[start]

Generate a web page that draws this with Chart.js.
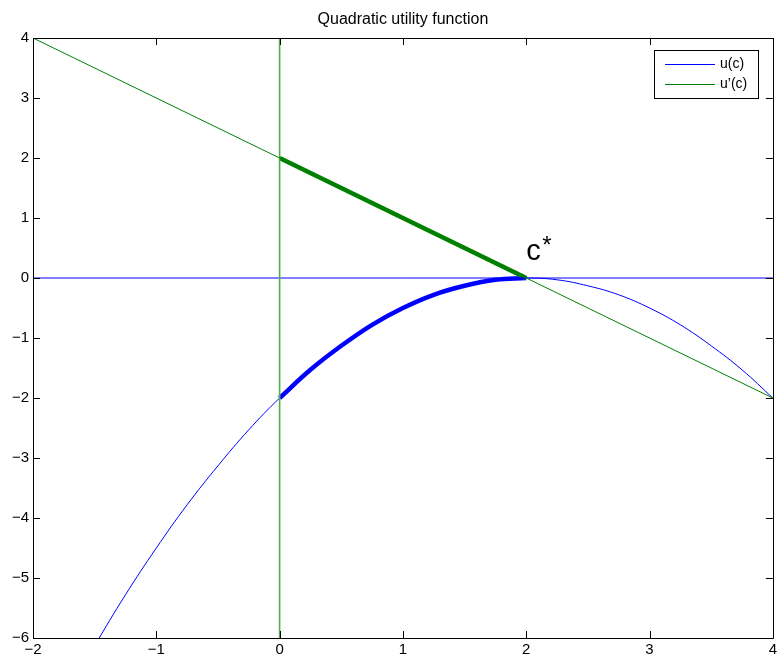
<!DOCTYPE html>
<html>
<head>
<meta charset="utf-8">
<script src="https://cdn.jsdelivr.net/npm/chart.js@4/dist/chart.umd.min.js"></script>
<style>
  html, body { margin: 0; padding: 0; background: #fff; }
  #wrap { width: 780px; height: 663px; }
</style>
</head>
<body>
<div id="wrap"><canvas id="utilityChart" width="780" height="663"></canvas></div>
<script>
// consumption grid and values
const cValues = [-2, -1.75, -1.5, -1.25, -1, -0.75, -0.5, -0.25, 0, 0.25, 0.5, 0.75, 1,
                 1.25, 1.5, 1.75, 2, 2.25, 2.5, 2.75, 3, 3.25, 3.5, 3.75, 4];
const uValues = [-8, -7.03, -6.13, -5.28, -4.5, -3.78, -3.13, -2.53, -2, -1.53, -1.13, -0.78, -0.5,
                 -0.28, -0.13, -0.03, 0, -0.03, -0.13, -0.28, -0.5, -0.78, -1.13, -1.53, -2];
const duC = [-2, 4];
const duValues = [4, -2];
// highlighted part, c from 0 to 2
const thickC = [0, 0.25, 0.5, 0.75, 1, 1.25, 1.5, 1.75, 2];
const thickU = [-2, -1.53, -1.13, -0.78, -0.5, -0.28, -0.13, -0.03, 0];
const thickDuC = [0, 2];
const thickDu = [2, 0];
const xTicks = [-2, -1, 0, 1, 2, 3, 4];
const yTicks = [-6, -5, -4, -3, -2, -1, 0, 1, 2, 3, 4];
const legendLabels = ['u(c)', 'u\u2019(c)'];
const titleText = 'Quadratic utility function';

const BLUE = '#0000ff';
const GREEN = '#008000';
const FONT = '"Liberation Sans", Arial, Helvetica, sans-serif';

function pts(xs, ys) {
    return xs.map((x, i) => ({ x: x, y: ys[i] }));
}
function minus(v) {
    return v < 0 ? '\u2212' + Math.abs(v) : String(v);
}

const boxPlugin = {
    id: 'boxPlugin',
    afterDatasetsDraw(chart) {
        const ctx = chart.ctx;
        const a = chart.chartArea;
        const xs = chart.scales.x, ys = chart.scales.y;
        ctx.save();

        // title, centred over the plot box
        ctx.fillStyle = '#000';
        ctx.textAlign = 'center';
        ctx.textBaseline = 'alphabetic';
        ctx.font = '16px ' + FONT;
        ctx.fillText(titleText, (a.left + a.right) / 2, 24);

        // c* label
        ctx.textAlign = 'left';
        const lx = xs.getPixelForValue(2.0);
        const ly = ys.getPixelForValue(0.3);
        ctx.font = '29px ' + FONT;
        ctx.fillText('c', lx, ly);
        ctx.font = '24px ' + FONT;
        ctx.fillText('*', lx + 16, ly - 7);

        // frame and inward ticks
        ctx.strokeStyle = '#000';
        ctx.lineWidth = 1;
        ctx.beginPath();
        ctx.rect(Math.round(a.left) + 0.5, Math.round(a.top) + 0.5,
                 Math.round(a.right - a.left), Math.round(a.bottom - a.top));
        const t = 7;
        xTicks.forEach(v => {
            const p = Math.round(xs.getPixelForValue(v)) + 0.5;
            ctx.moveTo(p, a.bottom); ctx.lineTo(p, a.bottom - t);
            ctx.moveTo(p, a.top); ctx.lineTo(p, a.top + t);
        });
        yTicks.forEach(v => {
            const p = Math.round(ys.getPixelForValue(v)) + 0.5;
            ctx.moveTo(a.left, p); ctx.lineTo(a.left + t, p);
            ctx.moveTo(a.right, p); ctx.lineTo(a.right - t, p);
        });
        ctx.stroke();

        // legend box
        const bx = 654.5, by = 50.5, bw = 104, bh = 48;
        ctx.fillStyle = '#fff';
        ctx.fillRect(bx, by, bw, bh);
        ctx.strokeRect(bx, by, bw, bh);
        ctx.font = '14px ' + FONT;
        ctx.textBaseline = 'middle';
        [BLUE, GREEN].forEach((col, i) => {
            const yy = 64.5 + i * 20;
            ctx.strokeStyle = col;
            ctx.beginPath();
            ctx.moveTo(665, yy); ctx.lineTo(715, yy);
            ctx.stroke();
            ctx.fillStyle = '#000';
            ctx.fillText(legendLabels[i], 720, yy);
        });
        ctx.restore();
    }
};

const ctx = document.getElementById('utilityChart').getContext('2d');
new Chart(ctx, {
    type: 'scatter',
    data: {
        datasets: [
            { data: pts(duC, duValues), borderColor: GREEN, borderWidth: 1, showLine: true, pointRadius: 0 },
            { data: pts([0, 0], [-6, 4]), borderColor: '#4cae4c', borderWidth: 1.6, showLine: true, pointRadius: 0 },
            { data: pts([-2, 4], [0, 0]), borderColor: BLUE, borderWidth: 1, showLine: true, pointRadius: 0 },
            { data: pts(cValues, uValues), borderColor: BLUE, borderWidth: 1, showLine: true, pointRadius: 0, tension: 0.4 },
            { data: pts(thickDuC, thickDu), borderColor: GREEN, borderWidth: 4.5, showLine: true, pointRadius: 0 },
            { data: pts(thickC, thickU), borderColor: BLUE, borderWidth: 4.5, showLine: true, pointRadius: 0, tension: 0.4 }
        ]
    },
    options: {
        responsive: false,
        animation: false,
        layout: { padding: { left: 0, right: 7, top: 38, bottom: 0 } },
        plugins: {
            legend: { display: false },
            tooltip: { enabled: false },
            title: { display: false }
        },
        scales: {
            x: {
                type: 'linear', min: -2, max: 4,
                afterFit: s => { s.height = 25; },
                afterBuildTicks: s => { s.ticks = xTicks.map(v => ({ value: v })); },
                grid: { drawOnChartArea: false, drawTicks: false },
                border: { color: '#000' },
                ticks: {
                    color: '#000', padding: 3,
                    font: { family: FONT, size: 15 },
                    callback: v => minus(v)
                }
            },
            y: {
                type: 'linear', min: -6, max: 4,
                afterFit: s => { s.width = 33; },
                afterBuildTicks: s => { s.ticks = yTicks.map(v => ({ value: v })); },
                grid: { drawOnChartArea: false, drawTicks: false },
                border: { color: '#000' },
                ticks: {
                    color: '#000', padding: 4,
                    font: { family: FONT, size: 15 },
                    callback: v => minus(v)
                }
            }
        }
    },
    plugins: [boxPlugin]
});
</script>
</body>
</html>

[end]

Write out the material above once more, exactly as it reads, with no pictures.

Generate a web page that draws this with Chart.js.
<!DOCTYPE html>
<html>
<head>
<meta charset="utf-8">
<script src="https://cdn.jsdelivr.net/npm/chart.js@4/dist/chart.umd.min.js"></script>
<style>
  html, body { margin: 0; padding: 0; background: #fff; }
  #wrap { width: 780px; height: 663px; }
</style>
</head>
<body>
<div id="wrap"><canvas id="utilityChart" width="780" height="663"></canvas></div>
<script>
// consumption grid and values
const cValues = [-2, -1.75, -1.5, -1.25, -1, -0.75, -0.5, -0.25, 0, 0.25, 0.5, 0.75, 1,
                 1.25, 1.5, 1.75, 2, 2.25, 2.5, 2.75, 3, 3.25, 3.5, 3.75, 4];
const uValues = [-8, -7.03, -6.13, -5.28, -4.5, -3.78, -3.13, -2.53, -2, -1.53, -1.13, -0.78, -0.5,
                 -0.28, -0.13, -0.03, 0, -0.03, -0.13, -0.28, -0.5, -0.78, -1.13, -1.53, -2];
const duC = [-2, 4];
const duValues = [4, -2];
// highlighted part, c from 0 to 2
const thickC = [0, 0.25, 0.5, 0.75, 1, 1.25, 1.5, 1.75, 2];
const thickU = [-2, -1.53, -1.13, -0.78, -0.5, -0.28, -0.13, -0.03, 0];
const thickDuC = [0, 2];
const thickDu = [2, 0];
const xTicks = [-2, -1, 0, 1, 2, 3, 4];
const yTicks = [-6, -5, -4, -3, -2, -1, 0, 1, 2, 3, 4];
const legendLabels = ['u(c)', 'u\u2019(c)'];
const titleText = 'Quadratic utility function';

const BLUE = '#0000ff';
const GREEN = '#008000';
const FONT = '"Liberation Sans", Arial, Helvetica, sans-serif';

function pts(xs, ys) {
    return xs.map((x, i) => ({ x: x, y: ys[i] }));
}
function minus(v) {
    return v < 0 ? '\u2212' + Math.abs(v) : String(v);
}

const boxPlugin = {
    id: 'boxPlugin',
    afterDatasetsDraw(chart) {
        const ctx = chart.ctx;
        const a = chart.chartArea;
        const xs = chart.scales.x, ys = chart.scales.y;
        ctx.save();

        // title, centred over the plot box
        ctx.fillStyle = '#000';
        ctx.textAlign = 'center';
        ctx.textBaseline = 'alphabetic';
        ctx.font = '16px ' + FONT;
        ctx.fillText(titleText, (a.left + a.right) / 2, 24);

        // c* label
        ctx.textAlign = 'left';
        const lx = xs.getPixelForValue(2.0);
        const ly = ys.getPixelForValue(0.3);
        ctx.font = '29px ' + FONT;
        ctx.fillText('c', lx, ly);
        ctx.font = '24px ' + FONT;
        ctx.fillText('*', lx + 16, ly - 7);

        // frame and inward ticks
        ctx.strokeStyle = '#000';
        ctx.lineWidth = 1;
        ctx.beginPath();
        ctx.rect(Math.round(a.left) + 0.5, Math.round(a.top) + 0.5,
                 Math.round(a.right - a.left), Math.round(a.bottom - a.top));
        const t = 7;
        xTicks.forEach(v => {
            const p = Math.round(xs.getPixelForValue(v)) + 0.5;
            ctx.moveTo(p, a.bottom); ctx.lineTo(p, a.bottom - t);
            ctx.moveTo(p, a.top); ctx.lineTo(p, a.top + t);
        });
        yTicks.forEach(v => {
            const p = Math.round(ys.getPixelForValue(v)) + 0.5;
            ctx.moveTo(a.left, p); ctx.lineTo(a.left + t, p);
            ctx.moveTo(a.right, p); ctx.lineTo(a.right - t, p);
        });
        ctx.stroke();

        // legend box
        const bx = 654.5, by = 50.5, bw = 104, bh = 48;
        ctx.fillStyle = '#fff';
        ctx.fillRect(bx, by, bw, bh);
        ctx.strokeRect(bx, by, bw, bh);
        ctx.font = '14px ' + FONT;
        ctx.textBaseline = 'middle';
        [BLUE, GREEN].forEach((col, i) => {
            const yy = 64.5 + i * 20;
            ctx.strokeStyle = col;
            ctx.beginPath();
            ctx.moveTo(665, yy); ctx.lineTo(715, yy);
            ctx.stroke();
            ctx.fillStyle = '#000';
            ctx.fillText(legendLabels[i], 720, yy);
        });
        ctx.restore();
    }
};

const ctx = document.getElementById('utilityChart').getContext('2d');
new Chart(ctx, {
    type: 'scatter',
    data: {
        datasets: [
            { data: pts(duC, duValues), borderColor: GREEN, borderWidth: 1, showLine: true, pointRadius: 0 },
            { data: pts([0, 0], [-6, 4]), borderColor: '#4cae4c', borderWidth: 1.6, showLine: true, pointRadius: 0 },
            { data: pts([-2, 4], [0, 0]), borderColor: BLUE, borderWidth: 1, showLine: true, pointRadius: 0 },
            { data: pts(cValues, uValues), borderColor: BLUE, borderWidth: 1, showLine: true, pointRadius: 0, tension: 0.4 },
            { data: pts(thickDuC, thickDu), borderColor: GREEN, borderWidth: 4.5, showLine: true, pointRadius: 0 },
            { data: pts(thickC, thickU), borderColor: BLUE, borderWidth: 4.5, showLine: true, pointRadius: 0, tension: 0.4 }
        ]
    },
    options: {
        responsive: false,
        animation: false,
        layout: { padding: { left: 0, right: 7, top: 38, bottom: 0 } },
        plugins: {
            legend: { display: false },
            tooltip: { enabled: false },
            title: { display: false }
        },
        scales: {
            x: {
                type: 'linear', min: -2, max: 4,
                afterFit: s => { s.height = 25; },
                afterBuildTicks: s => { s.ticks = xTicks.map(v => ({ value: v })); },
                grid: { drawOnChartArea: false, drawTicks: false },
                border: { color: '#000' },
                ticks: {
                    color: '#000', padding: 3,
                    font: { family: FONT, size: 15 },
                    callback: v => minus(v)
                }
            },
            y: {
                type: 'linear', min: -6, max: 4,
                afterFit: s => { s.width = 33; },
                afterBuildTicks: s => { s.ticks = yTicks.map(v => ({ value: v })); },
                grid: { drawOnChartArea: false, drawTicks: false },
                border: { color: '#000' },
                ticks: {
                    color: '#000', padding: 4,
                    font: { family: FONT, size: 15 },
                    callback: v => minus(v)
                }
            }
        }
    },
    plugins: [boxPlugin]
});
</script>
</body>
</html>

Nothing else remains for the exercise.